The memoir opens with Toby (as Wolff called himself as a boy) and his mother Rosemary fleeing from a violent boyfriend in Florida, heading west. Wolff's portrait of Rosemary is generous and clear-eyed: she is warm, funny, independent, and constitutionally incapable of recognizing predators before she has already committed herself to them. She marries Dwight, a mechanic in Concrete who proves to be controlling, sadistic, and petty in the specific way that small men with domestic authority can be. The Dwight chapters are the memoir's core — a portrait of low-grade sustained cruelty that is recognized as abuse only slowly and retrospectively, because it comes without dramatic single incidents.
Wolff is honest about his own adolescent deceptions and cruelties. He forges recommendation letters to escape Concrete, lies fluently and habitually, steals, and constructs a series of false versions of himself for different audiences. This capacity for self-invention, while morally problematic, is also what eventually saves him — he manages to talk his way into a prep school in Seattle and, later, into the Army and eventually into legitimate literary life. The memoir holds these two truths simultaneously: the lying was wrong, and it was survival.
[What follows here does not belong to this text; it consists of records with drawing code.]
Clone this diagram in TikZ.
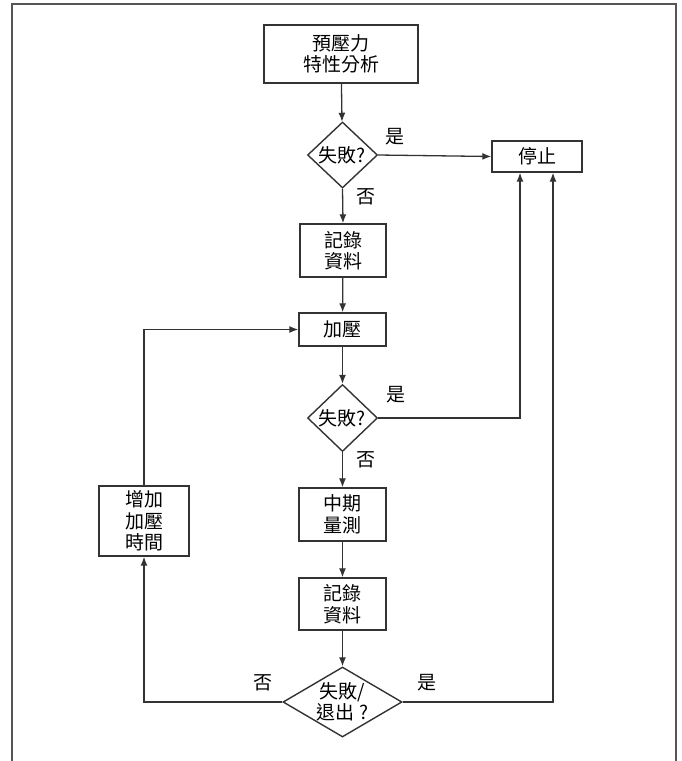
\documentclass[tikz,border=0pt]{standalone}
\usepackage{fontspec}
\newfontfamily\cjk{Noto Sans CJK TC}
\usetikzlibrary{shapes.geometric,arrows.meta,calc}
\definecolor{ln}{HTML}{333333}
\definecolor{frm}{HTML}{555555}
\tikzset{
  txt/.style={font=\cjk\fontsize{19}{21.5}\selectfont, text=black},
  box/.style={draw=ln, line width=1.4pt, rectangle, inner sep=0pt, align=center, txt},
  dia/.style={draw=ln, line width=1.4pt, diamond, inner sep=0pt},
  conn/.style={draw=ln, line width=1.3pt},
  arr/.style={conn, -{Latex[length=9pt,width=7pt]}},
  lbl/.style={txt, inner sep=0pt}
}
\begin{document}
\begin{tikzpicture}[x=1pt,y=-1pt]
\useasboundingbox (0,0) rectangle (681,761);
% frame
\draw[frm, line width=1.5pt] (12,761) -- (12,4) -- (676,4) -- (676,761);

\node[box, minimum width=154pt, minimum height=58pt] (pre) at (341,54) {預壓力\\特性分析};
\node[dia, minimum width=70pt, minimum height=66pt] (d1) at (342.5,155) {};
\node[lbl] (d1t) at (342.5,155) {失敗?};
\node[box, minimum width=90pt, minimum height=31pt] (stop) at (537,156.5) {停止};
\node[box, minimum width=86pt, minimum height=53pt] (rec1) at (343,250.5) {記錄\\資料};
\node[box, minimum width=87pt, minimum height=33pt] (press) at (342.5,329.5) {加壓};
\node[dia, minimum width=70pt, minimum height=67pt] (d2) at (342.5,418) {};
\node[lbl] (d2t) at (342.5,418) {失敗?};
\node[box, minimum width=87pt, minimum height=53pt] (mid) at (342.5,514.5) {中期\\量測};
\node[box, minimum width=87pt, minimum height=52pt] (rec2) at (342.5,604) {記錄\\資料};
\node[box, minimum width=90pt, minimum height=70pt] (inc) at (144,521) {增加\\加壓\\時間};
\node[dia, minimum width=119pt, minimum height=70pt] (d3) at (342.5,702) {};
\node[lbl, align=center] (d3t) at (342.5,702) {失敗/\\退出 ?};

\coordinate (s1) at ([xshift=-17pt]stop.south);
\coordinate (s2) at ([xshift=16pt]stop.south);

\draw[arr] (pre) -- (d1);
\draw[arr] (d1.east) -- (stop.west);
\draw[arr] (d1.south) -- (rec1.north);
\draw[arr] (rec1) -- (press);
\draw[arr] (press) -- (d2.north);
\draw[arr] (d2.east) -| (s1);
\draw[arr] (d2.south) -- (mid.north);
\draw[arr] (mid) -- (rec2);
\draw[arr] (rec2.south) -- (d3.north);
\draw[arr] (d3.east) -| (s2);
\draw[arr] (d3.west) -| (inc.south);
\draw[arr] (inc.north) |- (press.west);

\node[lbl] (y1) at (395,137) {是};
\node[lbl] (n1) at (366,197) {否};
\node[lbl] (y2) at (396,395) {是};
\node[lbl] (n2) at (366,460) {否};
\node[lbl] (y3) at (427,683) {是};
\node[lbl] (n3) at (263,683) {否};
\end{tikzpicture}
\end{document}
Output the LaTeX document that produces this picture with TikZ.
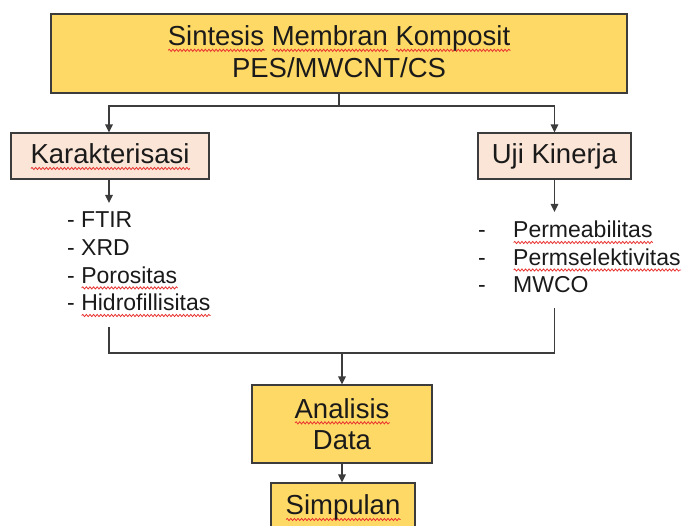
\documentclass[tikz,border=0pt]{standalone}
\usepackage{fontspec}
\setmainfont{Liberation Sans}
\usetikzlibrary{arrows.meta,decorations.pathmorphing}
\definecolor{boxyellow}{HTML}{FFD966}
\definecolor{boxpeach}{HTML}{FBE5D6}
\definecolor{wavered}{HTML}{E8322F}
\definecolor{linegray}{HTML}{3C3C3C}
\definecolor{textdark}{HTML}{1A1A1A}
\newsavebox\sqbox
\newcommand\sq[1]{\sbox\sqbox{#1}\rlap{\tikz[baseline=0pt]\draw[draw=wavered, line width=0.8pt, decorate, decoration={snake, amplitude=1.1pt, segment length=3.6pt}] (0pt,-4.5pt) -- (\wd\sqbox,-4.5pt);}\usebox\sqbox}
\tikzset{
  box/.style={draw=linegray, line width=1.2pt, inner sep=0pt, text=textdark},
  bigtext/.style={font=\fontsize{27.5}{32}\selectfont},
  listtext/.style={font=\fontsize{23}{27}\selectfont, text=textdark, inner sep=0pt, anchor=base west},
  conn/.style={draw=linegray, line width=1.3pt},
  arr/.style={conn, -{Triangle[length=8pt,width=7.5pt]}}
}
\begin{document}
\begin{tikzpicture}[x=1pt,y=-1pt]
\useasboundingbox (0,0) rectangle (686,526);
\clip (0,0) rectangle (686,526);
\fill[white] (0,0) rectangle (686,526);
% boxes
\node[box, fill=boxyellow, minimum width=576, minimum height=79] (top) at (339,53.5) {};
\node[bigtext, text=textdark, align=center, inner sep=0pt] (toptext) at (339,52)
  {\sq{Sintesis} \sq{Membran} \sq{Komposit}\\PES/MWCNT/CS};
\node[box, bigtext, fill=boxpeach, minimum width=198, minimum height=46, text height=20pt, text depth=4pt] (k) at (110,156) {\sq{Karakterisasi}};
\node[box, bigtext, fill=boxpeach, minimum width=153, minimum height=46, text height=20pt, text depth=4pt] (u) at (554.5,156) {Uji Kinerja};
\node[box, font=\fontsize{27.5}{31}\selectfont, fill=boxyellow, minimum width=180, minimum height=78, align=center] (a) at (342,424) {\sq{Analisis}\\Data};
\node[box, bigtext, fill=boxyellow, minimum width=144, minimum height=48, text height=20pt, text depth=4pt] (s) at (343,507) {\sq{Simpulan}};
% lists
\node[listtext] (l1) at (67,228) {- FTIR};
\node[listtext] (l2) at (67,255.7) {- XRD};
\node[listtext] (l3) at (67,283.4) {- \sq{Porositas}};
\node[listtext] (l4) at (67,311) {- \sq{Hidrofillisitas}};
\node[listtext] (r1) at (478,238) {\makebox[35pt][l]{-}\sq{Permeabilitas}};
\node[listtext] (r2) at (478,265.5) {\makebox[35pt][l]{-}\sq{Permselektivitas}};
\node[listtext] (r3) at (478,293) {\makebox[35pt][l]{-}MWCO};
% connectors
\coordinate (split) at (339,106);
\coordinate (kEnd) at (109,203);
\coordinate (uEnd) at (554.5,212);
\coordinate (lB) at (109,327);
\coordinate (rB) at (554.5,308);
\coordinate (mid) at (342,353);
\draw[conn] (top.south) -- (split);
\draw[arr] (split) -| (k.north -| kEnd);
\draw[arr] (split) -| (u.north);
\draw[arr] (k.south -| kEnd) -- (kEnd);
\draw[arr] (u.south) -- (uEnd);
\draw[conn] (lB) |- (rB |- mid) -- (rB);
\draw[arr] (mid) -- (a.north);
\draw[arr] (a.south) -- (a.south |- s.north);
\end{tikzpicture}
\end{document}
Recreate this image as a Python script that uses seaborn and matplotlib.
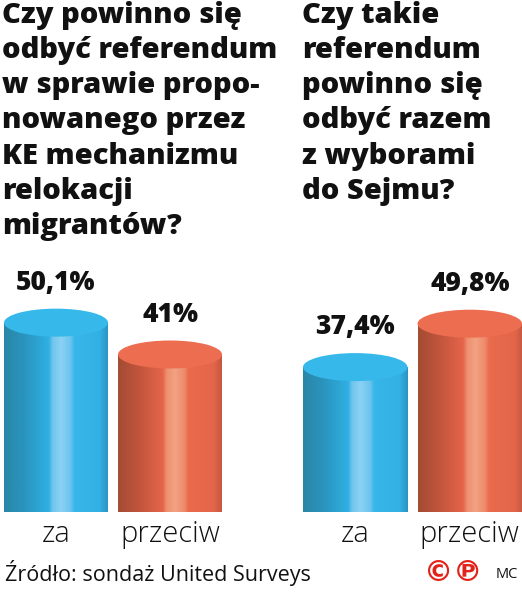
import numpy as np
import seaborn as sns
import matplotlib.pyplot as plt
from matplotlib.colors import LinearSegmentedColormap
from matplotlib.patches import Ellipse, Polygon

# data
categories = ["za", "przeciw"]
left_values = [50.1, 41.0]
right_values = [37.4, 49.8]
left_labels = ["50,1%", "41%"]
right_labels = ["37,4%", "49,8%"]
left_title = "Czy powinno się\nodbyć referendum\nw sprawie propo-\nnowanego przez\nKE mechanizmu\nrelokacji\nmigrantów?"
right_title = "Czy takie\nreferendum\npowinno się\nodbyć razem\nz wyborami\ndo Sejmu?"
source = "Źródło: sondaż United Surveys"

# colour stops across the cylinder (left edge -> right edge)
blue_stops = [(0.0, "#2a86a6"), (0.2, "#2a95bf"), (0.43, "#2fb0e2"), (0.47, "#72c6ee"),
              (0.55, "#8ad2f4"), (0.64, "#6cc4ee"), (0.68, "#37b6ea"), (0.92, "#33b0e4"), (1.0, "#2a94c4")]
red_stops = [(0.0, "#a44c34"), (0.2, "#c0553c"), (0.43, "#e5644a"), (0.47, "#ee9070"),
             (0.55, "#f2a283"), (0.64, "#ee8a6a"), (0.68, "#e96a4d"), (0.92, "#e4664a"), (1.0, "#c45840")]
top_colors = ["#36b8ea", "#ec6d4f"]
gradients = [LinearSegmentedColormap.from_list("b", blue_stops),
             LinearSegmentedColormap.from_list("r", red_stops)]

sns.set_theme(style="white")
plt.rcParams['font.family'] = ['Open Sans', 'DejaVu Sans']

W, H = 522, 592
fig = plt.figure(figsize=(W / 100, H / 100), dpi=100)

PX_PER_UNIT = 3.5
BASE = 498
TOP = 250
BAR_W = 0.912
ELL = 4.0  # half height of ellipse in data units


def draw_panel(left_px, width_px, values, labels):
    ax = fig.add_axes([left_px / W, (H - BASE) / H, width_px / W, (BASE - TOP) / H])
    sns.barplot(x=categories, y=values, hue=categories, palette=top_colors,
                width=BAR_W, legend=False, ax=ax)
    ax.set_xlim(-BAR_W / 2, 1 + BAR_W / 2)
    ax.set_ylim(0, (BASE - TOP) / PX_PER_UNIT)
    ax.axis("off")
    grad = np.linspace(0, 1, 256).reshape(1, -1)
    for i, bar in enumerate(ax.patches[:2]):
        x0 = bar.get_x()
        w = bar.get_width()
        h = bar.get_height()
        xc = x0 + w / 2
        bar.set_visible(False)
        xs = np.linspace(x0, x0 + w, 80)
        arc = -ELL * np.sqrt(np.clip(1 - ((xs - xc) / (w / 2)) ** 2, 0, 1))
        pts = [(x0, h)] + list(zip(xs, arc)) + [(x0 + w, h)]
        clip = Polygon(pts, closed=True, transform=ax.transData)
        im = ax.imshow(grad, cmap=gradients[i], aspect="auto",
                       extent=(x0, x0 + w, -ELL, h), zorder=2, clip_on=False)
        im.set_clip_path(clip)
        ax.add_patch(Ellipse((xc, h), w, 2 * ELL, facecolor=top_colors[i],
                             edgecolor="none", zorder=3, clip_on=False))
        ax.text(xc, h + 11.4, labels[i], ha="center", va="center", fontsize=19,
                fontweight="heavy", color="#111111", clip_on=False)
        ax.text(xc, -10.4, categories[i], ha="center", va="center", fontsize=21,
                fontweight="light", color="#111111", clip_on=False)
    return ax


draw_panel(4, 218, left_values, left_labels)
draw_panel(303, 219, right_values, right_labels)

fig.text(2 / W, 1 - 1 / H, left_title, ha="left", va="top", fontsize=21,
         fontweight="heavy", color="#111111", linespacing=1.28)
fig.text(302 / W, 1 - 1 / H, right_title, ha="left", va="top", fontsize=21,
         fontweight="heavy", color="#111111", linespacing=1.28)

fig.text(5 / W, 1 - 573 / H, source, ha="left", va="center", fontsize=15.5, color="#111111")
fig.text(453 / W, 1 - 573 / H, "©℗", ha="center", va="center", fontsize=21,
         fontweight="bold", color="#e2231a", family=['DejaVu Sans'])
fig.text(507 / W, 1 - 574 / H, "MC", ha="center", va="center", fontsize=10.5, color="#111111")

fig.savefig("out.png", dpi=100)
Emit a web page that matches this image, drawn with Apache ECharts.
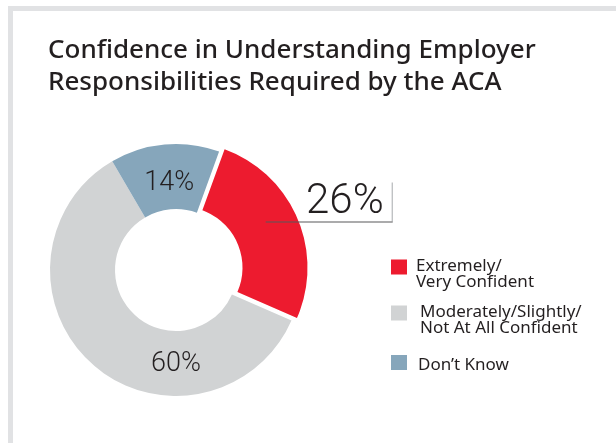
<!DOCTYPE html>
<html><head><meta charset="utf-8">
<script src="https://cdn.jsdelivr.net/npm/echarts@6/dist/echarts.min.js"></script>
<style>
html,body{margin:0;padding:0;background:#fff;}
#wrap{position:relative;width:616px;height:443px;overflow:hidden;background:#fff;}
.fr{position:absolute;background:#e1e2e4;}
#chart{position:absolute;left:0;top:0;width:616px;height:443px;}
</style></head><body>
<div id="wrap">
<div class="fr" style="left:8px;top:6px;width:608px;height:5px"></div>
<div class="fr" style="left:8px;top:6px;width:5px;height:437px"></div>
<div id="chart"></div></div>
<script>
const titleText = 'Confidence in Understanding Employer\nResponsibilities Required by the ACA';
const categories = ['Extremely/\nVery Confident', 'Moderately/Slightly/\nNot At All Confident', 'Don\u2019t Know'];
const values = [26, 60, 14];
const colors = ['#ed1b2f', '#d1d3d4', '#86a6bb'];

const FONT = '"Noto Sans", Roboto, sans-serif';
const NUMFONT = 'Roboto, "Noto Sans", sans-serif';
const TXT = '#231f20';
const chart = echarts.init(document.getElementById('chart'), null, {renderer: 'canvas'});

// legend swatch drawn in the upper part of a taller icon box so the text sits lower
const legendIcons = [
  'path://M0,0H16V15H0ZM0,30H16',
  'path://M0,0H16V15H0ZM0,30H16',
  'path://M0,0H16M0,5H16V20H0ZM0,30H16'
];
const legendPads = [[0, 0, 0, 4], [0, 0, 0, 8], [0, 0, 0, 6]];

const option = {
  animation: false,
  backgroundColor: 'transparent',
  title: {
    text: titleText,
    left: 48, top: 35, padding: 0,
    textStyle: {fontFamily: FONT, fontSize: 26, fontWeight: 500, color: TXT, lineHeight: 32}
  },
  legend: {
    orient: 'vertical',
    left: 391, top: 258,
    padding: 0,
    itemGap: 13,
    itemWidth: 16, itemHeight: 30,
    selectedMode: false,
    itemStyle: {borderWidth: 0},
    data: categories.map((c, i) => ({name: c, icon: legendIcons[i], textStyle: {padding: legendPads[i]}})),
    textStyle: {fontFamily: FONT, fontSize: 17, lineHeight: 16, color: TXT}
  },
  series: [{
    type: 'pie',
    center: [176, 270],
    radius: [61, 126],
    startAngle: 70,
    clockwise: true,
    avoidLabelOverlap: false,
    selectedMode: 'single',
    selectedOffset: 6,
    emphasis: {disabled: true},
    label: {
      position: 'inside',
      formatter: '{c}%',
      fontFamily: NUMFONT, fontSize: 27, fontWeight: 300, color: TXT,
      rich: {
        n: {fontFamily: NUMFONT, fontSize: 42, fontWeight: 300, color: TXT, lineHeight: 39, align: 'right', padding: [0, 8, 0, 0]},
        v: {fontSize: 1, width: 1, height: 39, lineHeight: 39, backgroundColor: '#a7a9ac', align: 'right'},
        h: {fontSize: 1, width: 127, height: 1, lineHeight: 1, backgroundColor: '#58595b'}
      }
    },
    labelLine: {show: false},
    labelLayout: function (p) {
      if (p.dataIndex === 0) return {dx: 59, dy: -27};
      if (p.dataIndex === 1) return {dx: 64, dy: 22};
      return {dx: 2, dy: 9};
    },
    data: categories.map((c, i) => {
      const d = {name: c, value: values[i], itemStyle: {color: colors[i]}};
      if (i === 0) {
        d.selected = true;
        d.label = {formatter: '{n|{c}%}{v| }\n{h| }'};
      }
      return d;
    })
  }]
};
chart.setOption(option);
</script></body></html>
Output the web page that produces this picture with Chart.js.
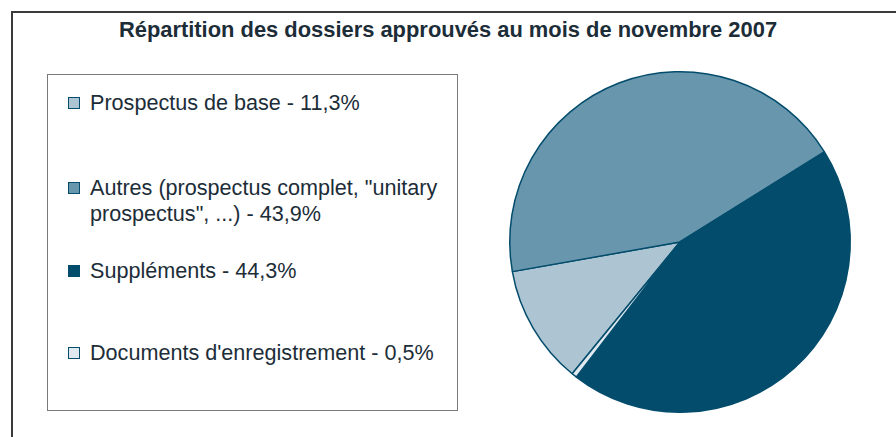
<!DOCTYPE html>
<html><head><meta charset="utf-8">
<script src="https://cdn.jsdelivr.net/npm/chart.js@4.4.0/dist/chart.umd.min.js"></script>
<style>
html,body{margin:0;padding:0;background:#fff;}
#wrap{position:relative;width:896px;height:437px;overflow:hidden;font-family:"Liberation Sans",Arial,sans-serif;}
#frame{position:absolute;left:11px;top:11px;width:900px;height:440px;border-left:2px solid #3a3a3a;border-top:2px solid #3a3a3a;}
#title{position:absolute;left:0;width:896px;top:17px;line-height:26px;text-align:center;font-weight:bold;font-size:21.9px;color:#1c2d38;white-space:nowrap;}
#legend{position:absolute;left:47px;top:74px;width:411px;height:337px;border:1.5px solid #7a7a7a;box-sizing:border-box;}
.item{position:absolute;left:20px;font-size:21.6px;line-height:26px;color:#1c2d38;}
.mk{position:absolute;left:0;top:7px;width:10px;height:10px;border:1.5px solid #034c6c;}
.tx{position:absolute;left:22px;top:0;width:362px;}
#cv{position:absolute;left:0;top:0;}
</style></head>
<body><div id="wrap">
<div id="frame"></div>
<div id="title"></div>
<div id="legend"></div>
<canvas id="cv" width="896" height="437"></canvas>
</div>
<script>
const title = "Répartition des dossiers approuvés au mois de novembre 2007";
const categories = ["Prospectus de base", "Autres (prospectus complet, \"unitary prospectus\", ...)", "Suppléments", "Documents d'enregistrement"];
const values = [11.3, 43.9, 44.3, 0.5];
const colors = ["#adc5d2", "#6897ad", "#034c6c", "#dfe9ef"];
const legendTops = [15, 100, 183, 265];

document.getElementById('title').textContent = title;
const leg = document.getElementById('legend');
categories.forEach((c, i) => {
  const it = document.createElement('div');
  it.className = 'item';
  it.style.top = legendTops[i] + 'px';
  const mk = document.createElement('div');
  mk.className = 'mk';
  mk.style.background = colors[i];
  const tx = document.createElement('div');
  tx.className = 'tx';
  tx.textContent = c + ' - ' + values[i].toFixed(1).replace('.', ',') + '%';
  it.appendChild(mk); it.appendChild(tx);
  leg.appendChild(it);
});

new Chart(document.getElementById('cv'), {
  type: 'pie',
  data: {
    labels: categories,
    datasets: [{
      data: values,
      backgroundColor: colors,
      borderColor: '#034c6c',
      borderWidth: 1.5,
      borderAlign: 'center'
    }]
  },
  options: {
    responsive: false,
    animation: false,
    rotation: 219.3,
    layout: { padding: { left: 509, top: 71, right: 45, bottom: 24 } },
    plugins: { legend: { display: false }, tooltip: { enabled: false }, title: { display: false } }
  }
});
</script>
</body></html>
The prose is clean and spare in a way that suggests both Hemingway and the short story form Wolff perfected in his fiction. He gives dialogue without heavy scaffolding, trusts scenes to carry their own weight, and applies a surgical precision to what he chooses to include. The effect is a memoir that feels like the best kind of short story — nothing extraneous, every detail doing double work.
The big ideas
- 1.
Abuse does not require dramatic episodes to be real. Dwight's cruelty is cumulative and low-grade — a sustained atmosphere of belittlement and control — which the memoir renders more honestly than theatrical violence would.
- 2.
Children's self-invention is both survival and moral liability. Wolff's chronic lying is what eventually gets him out of Concrete, and the memoir refuses to simply condemn it.
- 3.
The mother's vulnerability to abusive partners is rendered with compassion rather than judgment. Understanding her choices does not require excusing them.